If it wasn't him interrupting me, it was the guilt gnawing at my gut that I wasn't taking care of my "real" job as a homemaker, wife and mother. I've known I was a writer in my heart for years, but it took me a long time to say "I AM a writer" instead of "I WANT to be a writer." It's probably also the reason it took hubby so long to see it as "real" too.

I'm thankful for my mom and my best friends and my fellow writers for keeping me going even when I doubted it all. Every now and then, hubby slips and forgets when I'm working that other stuff can wait till I'm done, but now it's the kids I have to contend with.

Summer vacation is here and that should mean I devote all my time to keeping them entertained. They have a "Mommy should drop everything and do stuff for us" mentality that I can't seem to shake off of them. They're proud of me for being a writer, this much I know, but the reality of what that means hasn't hit them yet.

For the past several years that I've been pursuing my writing seriously, I've told them time and again that "if" I became a contracted author, sometimes they'd have to entertain themselves on breaks and in the summertime while I got work done. They have toys, books, movies, favorite tv shows, etc. I wouldn't have an "office" away from home, so I need them to respect my work time. I want them to SEE me work hard at something so they're encouraged to do the same when they find something they love to do.

Well, I'm a contracted author now, but it's still not sunk in yet. I still have trouble getting them to see that they can do things independent of me and that certain things can wait sometimes until I get work I HAVE to do done, so we can do things together that we WANT to do. We do have ALL summer, but I have a deadline to think about, too.

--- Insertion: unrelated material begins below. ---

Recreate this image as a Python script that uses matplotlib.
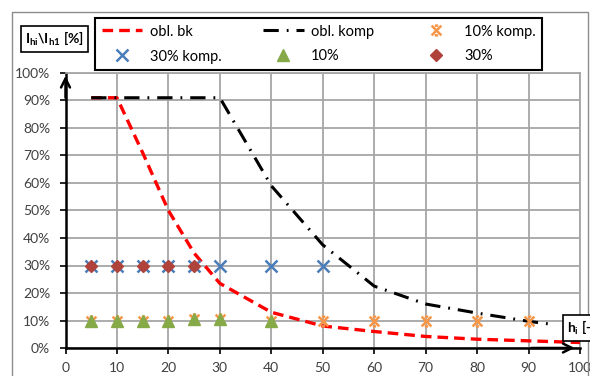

Think I'm going to have to make a plaque to hang outside the bedroom/office door that says—

Work In Progress
~Knock Before Entering~
~Do NOT Disturb~
(unless it's an Emergency)

I try to laugh this off, but I hope to find the balance I need and see a shift in respect as time goes on.

Have a great day!

1 comment:

Devon Matthews said...

Taryn, I hear ya. Been contending with everything you described for the past fifteen years. When I was published and needed to work on the next book, same old story with everyone around me. It changed nothing. I've concluded that the ONLY thing that will make anyone sit up and take notice, or take me seriously, is a big fat royalty check.